Golden Globes 2010 winners
“Avatar” won best drama at the Golden Globes and picked up the directing honor for James Cameron on Sunday. It was a repeat of Cameron’s Globes night 12 years ago, when “Titanic” won best drama and the directing prize on its way to dominating the Oscars. As he accepted the directing Globe, Cameron had kind words for ex-wife Kathryn Bigelow, nominated as best director for “The Hurt Locker.”
“Frankly, I thought Kathryn was going to get this. She richly deserves it,” said Cameron
Winning the dramatic-acting honors were Sandra Bullock for the football tale “The Blind Side” and Jeff Brides for the country-music story “Crazy Heart.” The crowd gave a standing ovation to Bridges.
The acting prizes for musical and comedy went to Meryl Streep for the Julia Child story “Julie & Julia” and Robert Downey Jr. for the crime romp “Sherlock Holmes.” The supporting-performance Globes were won by Mo’Nique as an abusive welfare mother in “Precious” and Christoph Waltz for “Inglourious Basterds.”
The acting prizes for musical and comedy went to Meryl Streep for the Julia Child story “Julie & Julia” and Robert Downey Jr. for the crime romp “Sherlock Holmes.” The supporting-performance Globes were won by Mo’Nique as an abusive welfare mother in “Precious” and Christoph Waltz for “Inglourious Basterds.”

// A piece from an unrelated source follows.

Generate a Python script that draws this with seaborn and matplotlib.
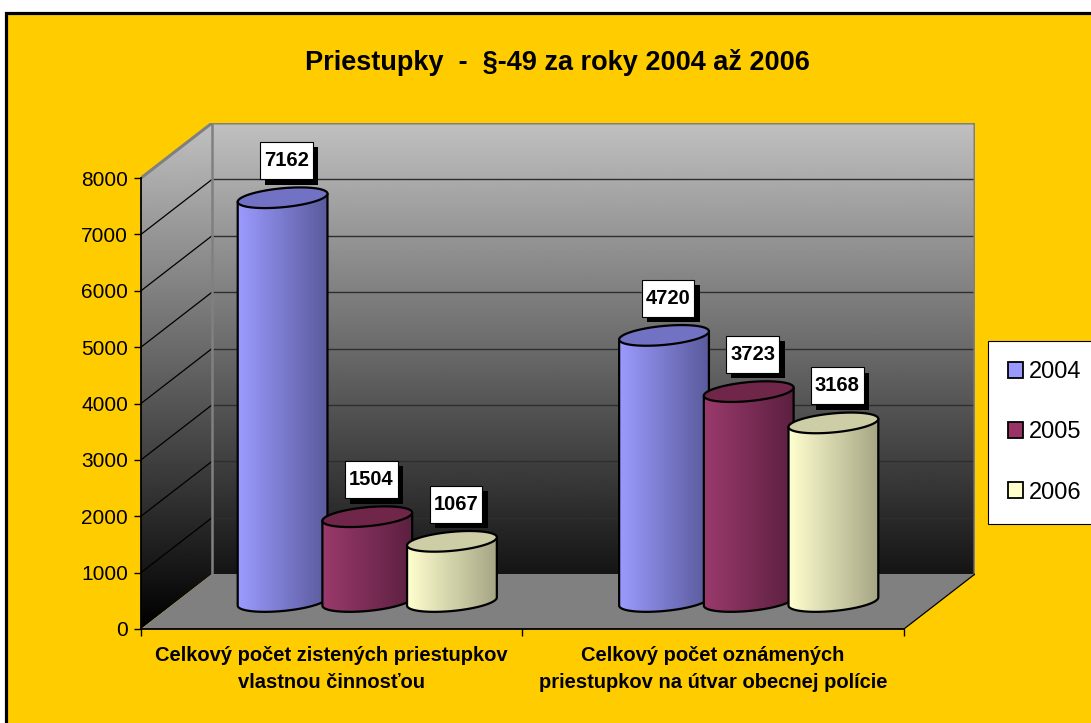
import numpy as np
import pandas as pd
import matplotlib
matplotlib.use("Agg")
import matplotlib.pyplot as plt
import seaborn as sns
from matplotlib.patches import Rectangle, Polygon, PathPatch, Patch
from matplotlib.path import Path
from matplotlib.colors import to_rgb
import matplotlib.patheffects as pe

# ---------------- data ----------------
categories = ["Celkový počet zistených priestupkov\nvlastnou činnosťou",
              "Celkový počet oznámených\npriestupkov na útvar obecnej polície"]
years = ["2004", "2005", "2006"]
values_2004 = [7162, 4720]
values_2005 = [1504, 3723]
values_2006 = [1067, 3168]
y_ticks = [0, 1000, 2000, 3000, 4000, 5000, 6000, 7000, 8000]
title = "Priestupky  -  §-49 za roky 2004 až 2006"

legend_colors = {"2004": "#9999ff", "2005": "#993366", "2006": "#ffffcc"}
side_left = {"2004": "#9b9bff", "2005": "#9a3a6c", "2006": "#ffffcf"}
side_right = {"2004": "#5a5a9c", "2005": "#5c2040", "2006": "#a5a585"}
top_colors = {"2004": "#7272c4", "2005": "#702649", "2006": "#cdcda6"}

df = pd.DataFrame({
    "category": categories * 3,
    "year": [y for y in years for _ in categories],
    "value": values_2004 + values_2005 + values_2006,
})

sns.set_style("white")
plt.rcParams["font.family"] = ["Liberation Sans", "DejaVu Sans"]
plt.rcParams.update({"text.color": "black", "axes.labelcolor": "black",
                     "xtick.color": "black", "ytick.color": "black"})

W, H = 1091, 723
fig = plt.figure(figsize=(W / 100, H / 100), dpi=100)
fig.patch.set_facecolor("white")
fig.add_artist(Rectangle((6.0 / W, -0.05), 1.2, (H - 12.5) / H + 0.05,
                         transform=fig.transFigure, facecolor="#ffcc00",
                         edgecolor="black", linewidth=2.3, zorder=-5))

ax = fig.add_axes([141 / W, (H - 629) / H, (975 - 141) / W, (629 - 123) / H])
ax.patch.set_visible(False)

# ---------------- bars (seaborn) ----------------
sns.barplot(data=df, x="category", y="value", hue="year", order=categories,
            hue_order=years, palette=legend_colors, width=0.666, ax=ax,
            legend=False, errorbar=None)
bars = [p for p in ax.patches if isinstance(p, Rectangle)]

PX_PER_UNIT_Y = (629 - 178) / 8000.0
PX_PER_UNIT_X = (903 - 141) / 2.0
DX = 71 / PX_PER_UNIT_X
DY = 55 / PX_PER_UNIT_Y
X0, X1 = -0.5, 1.5
YTOP = 8000 + DY

# ---------------- walls ----------------
wall_pts = [(X0, 0), (X0, 8000), (X0 + DX, YTOP), (X1 + DX, YTOP),
            (X1 + DX, DY), (X0 + DX, DY)]
wall_patch = Polygon(wall_pts, closed=True, facecolor="none", edgecolor="none",
                     transform=ax.transData)
grad = np.linspace(0, 1, 256).reshape(-1, 1)
img = ax.imshow(grad * 192, cmap="gray", vmin=0, vmax=255, origin="lower",
                extent=[X0, X1 + DX, 0, YTOP], aspect="auto", zorder=0.1,
                interpolation="bilinear")
img.set_clip_path(wall_patch)

for k in range(1, 8):
    yv = k * 1000
    ax.plot([X0 + DX, X1 + DX], [yv + DY, yv + DY], color="#2e2e2e", lw=1.0, zorder=0.3)
    ax.plot([X0, X0 + DX], [yv, yv + DY], color="black", lw=0.9, zorder=0.3)

gb = "#808080"
ax.plot([X0, X0 + DX, X1 + DX, X1 + DX], [8000, YTOP, YTOP, DY], color=gb, lw=2.2,
        zorder=0.4, solid_joinstyle="miter")
ax.plot([X0 + DX, X0 + DX], [DY, YTOP], color=gb, lw=1.8, zorder=0.4)

ax.add_patch(Polygon([(X0, 0), (X1, 0), (X1 + DX, DY), (X0 + DX, DY)], closed=True,
                     facecolor="#808080", edgecolor="none", zorder=0.5))
ax.plot([X1, X1 + DX], [0, DY], color="black", lw=0.9, zorder=0.6)


def label_box(x0, y0, width, height, mutation_size):
    px = 0.2 * mutation_size
    py = 0.45 * mutation_size
    return Path([(x0 - px, y0 - py), (x0 + width + px, y0 - py),
                 (x0 + width + px, y0 + height + py), (x0 - px, y0 + height + py),
                 (x0 - px, y0 - py)], closed=True)


# ---------------- cylinders from the seaborn bars ----------------
b_px = 9.5
B = b_px / PX_PER_UNIT_Y
K = (8 / PX_PER_UNIT_Y) / (88 / PX_PER_UNIT_X)
base = DY / 2

for i, p in enumerate(bars):
    yr = years[i // len(categories)]
    cx = p.get_x() + p.get_width() / 2 + DX / 2
    a = p.get_width() * 1.06 / 2
    top = base + p.get_height()
    z = 2 + i // len(categories)
    p.set_visible(False)

    t = np.linspace(np.pi, 2 * np.pi, 80)
    bx = cx + a * np.cos(t)
    by = base + B * np.sin(t) + K * (bx - cx)
    xs = np.concatenate([[cx - a], bx, [cx + a]])
    ys = np.concatenate([[top - K * a], by, [top + K * a]])
    clip = PathPatch(Path(np.column_stack([np.append(xs, xs[0]), np.append(ys, ys[0])]), closed=True),
                     transform=ax.transData, facecolor="none", edgecolor="none")
    cl, cr = np.array(to_rgb(side_left[yr])), np.array(to_rgb(side_right[yr]))
    f = np.linspace(0, 1, 128)
    g = (cl[None, :] * (1 - f[:, None]) + cr[None, :] * f[:, None])[None, :, :]
    im = ax.imshow(g, extent=[cx - a, cx + a, base - B - K * a - 50, top + K * a + 50],
                   aspect="auto", zorder=z, interpolation="bilinear")
    im.set_clip_path(clip)
    ax.plot(xs, ys, color="black", lw=1.6, zorder=z + 0.1, solid_capstyle="round")

    tt = np.linspace(0, 2 * np.pi, 160)
    tx = cx + a * np.cos(tt)
    ty = top + B * np.sin(tt) + K * (tx - cx)
    ax.add_patch(Polygon(np.column_stack([tx, ty]), closed=True,
                         facecolor=top_colors[yr], edgecolor="black", lw=1.6,
                         zorder=z + 0.2))

    ann = ax.annotate(f"{int(round(p.get_height()))}", xy=(cx, top), xytext=(4, 37),
                      textcoords="offset pixels", ha="center", va="center",
                      fontsize=14.5, fontweight="bold", color="black", zorder=10,
                      bbox=dict(boxstyle=label_box, facecolor="white",
                                edgecolor="black", linewidth=0.8))
    ann.get_bbox_patch().set_path_effects(
        [pe.withSimplePatchShadow(offset=(3.8, -3.8), shadow_rgbFace="black", alpha=1.0)])

# ---------------- axes ----------------
ax.set_xlim(X0, X1 + DX)
ax.set_ylim(0, YTOP)
for s in ["top", "right"]:
    ax.spines[s].set_visible(False)
ax.spines["left"].set_bounds(0, 8000)
ax.spines["bottom"].set_bounds(X0, X1)
for s in ["left", "bottom"]:
    ax.spines[s].set_linewidth(1.3)
    ax.spines[s].set_color("black")
    ax.spines[s].set_zorder(5)

ax.set_yticks(y_ticks)
ax.set_yticklabels([str(v) for v in y_ticks], fontsize=15)
ax.tick_params(axis="y", direction="out", length=5, width=1, pad=4.3, left=True)
ax.set_xticks([X0, 0.5, X1])
ax.set_xticklabels([])
ax.set_xticks([0, 1], minor=True)
ax.set_xticklabels(categories, minor=True, fontsize=14.5, fontweight="bold",
                   linespacing=1.5)
ax.tick_params(axis="x", which="major", direction="out", length=5, width=1, bottom=True)
ax.tick_params(axis="x", which="minor", length=0, pad=12.5)
ax.set_xlabel("")
ax.set_ylabel("")

fig.text(557 / W, 1 - 62 / H, title, ha="center", va="center", fontsize=19.5,
         fontweight="bold")

handles = [Patch(facecolor=legend_colors[y], edgecolor="black", linewidth=1.3) for y in years]
leg = fig.legend(handles, years, loc="upper left", bbox_to_anchor=(988 / W, 1 - 341 / H),
                 borderaxespad=0, frameon=True, fancybox=False, framealpha=1,
                 edgecolor="black", fontsize=17, handlelength=0.65, handleheight=0.65,
                 handletextpad=0.25, labelspacing=1.62, borderpad=0.85)
leg.get_frame().set_linewidth(0.8)

fig.savefig("out.png", dpi=100, facecolor="white")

“The Hangover” won for best musical or comedy, “I just want to thank my mom, who supported my decision to become a director when she realized I wasn’t as smart as my two sisters,” said “Hangover” director Todd Phillips.
The blockbuster “Up” came away with the award for animated film.
While Streep is a perennial at awards shows, the prize marked a dramatic turning point for Mo’Nique, with her performance in “Precious: Based on the Novel `Push’ By Sapphire.”
“First let me say, thank you, God, for this amazing ride that you’re allowing me to go on,” the tearful Mo’Nique told the crowd.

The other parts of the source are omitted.